Kiwi jockey James McDonald returns to Australian racing today to partner a horse at Wyong who is being earmarked for serious spring carnival contests.
McDonald has been booked to ride the Murray Baker-trained Dundeel, touted as a possible Victorian Derby prospect on the back of a dominant debut win in New Zealand in April.
Dundeel, by High Chaparral from Zabeel mare Stareel (out of 1992 NZ Oaks winner Staring), arrived in Sydney less than a fortnight ago and has settled in to his new environment at Warwick Farm, according to Baker's son Bjorn.

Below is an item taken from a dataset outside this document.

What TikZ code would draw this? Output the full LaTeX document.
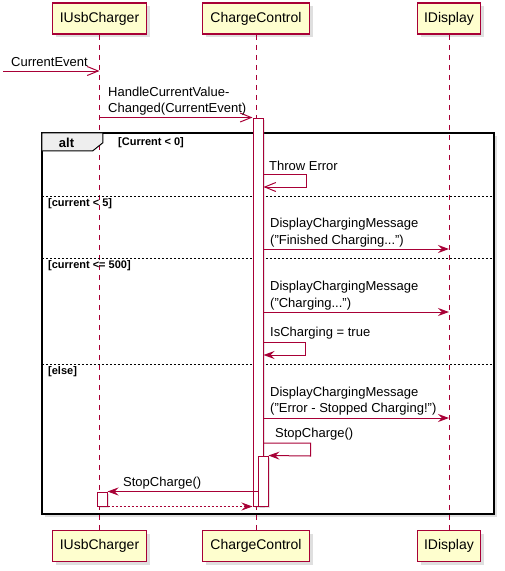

"He is a lovely athletic horse, a real classical looking animal," Bjorn told the Herald Sun. "He hasn't got it all his own way at Wyong, though. He has to carry 58kg, 1350m is well short of his best distance and he will have to race on a tight-turning track.
"There is no hiding that he is a great prospect and if he is running on strongly at the finish, then we will be happy."
Among Dundeel's Wyong opposition will be the Tim Martin-trained Red Dynamite, who was an impressive Goulburn winner on debut before finishing at the tail of the five-horse field in the listed Rosebud (1200m) last start.
Red Dynamite will be out to book a return to stakes racing with his Wyong performance.
"I'm hoping he'll go well tomorrow and then go to the Ming Dynasty," Martin said yesterday.
"I thought we might strike a weak race going to Wyong in a no-metro win event but it's a high-quality race."
The listed Ming Dynasty Quality (1400m) for 3-year-olds will be run at Warwick Farm on September 8.
McDonald will also ride Dear Demi and Steps In Time at Warwick Farm on Saturday before returning home to ride at Hastings on September 1.
He will then return to Sydney and establish himself permanently in time for the spring carnival.
* French stayer Dunaden could return not only to defend his Melbourne Cup crown but also to contest the Caulfield Cup.
News that Dunaden's connections favour a return to Melbourne, rather than a run in the Prix de l'Arc de Triomphe, came as Americain was confirmed to be on his way to Melbourne.
The 2010 Cup champion will be on a plane bursting with internationals ready to cherry-pick Melbourne's spoils.
Craig Williams, who was expected to ride Dunaden in France in his lead-up to the October 7 Arc, told the Herald Sun he had not been told of any change in plans.
He said he had read on the internet that trainer Mikel Delzangles was leaning towards the Melbourne spring.
Part-owner Gerry Ryan said Americain would travel with the first shipment of overseas horses, which is expected to include a record number of Caulfield Cup runners.
While Americain beat only one runner in the seven-horse 3000m Prix Kergorlay at Deauville on Sunday, trainer Alain de Royer Dupre, jockey Gerald Mosse and connections were delighted.
De Royer Dupre said Americain, having his first outing since his sixth in the Queen Elizabeth Stakes at Randwick in late April, had needed the run.
He said the 8-year-old would start in the Moonee Valley Cup, a race he won last year, before his third start in the Melbourne Cup.
Kergorlay winner Joshua Tree, trained by Marco Botti - who also prepared Jakkalberry to win the American St Leger on Sunday - may be entered for the Melbourne Cup, but he is more likely to head to the Canadian International at Woodbine.
Brigantin, trained by Andre Fabre, produced the eye-catching run of the Kergorlay to finish second, a length behind Joshua Tree. He, too, is destined for the Melbourne spring carnival.
Owner Barry Irwin told Racing Victoria international scout Leigh Jordon that Brigantin, already entered for the Caulfield Cup with a nomination pending for the Melbourne Cup, would be on the first shipment to Melbourne.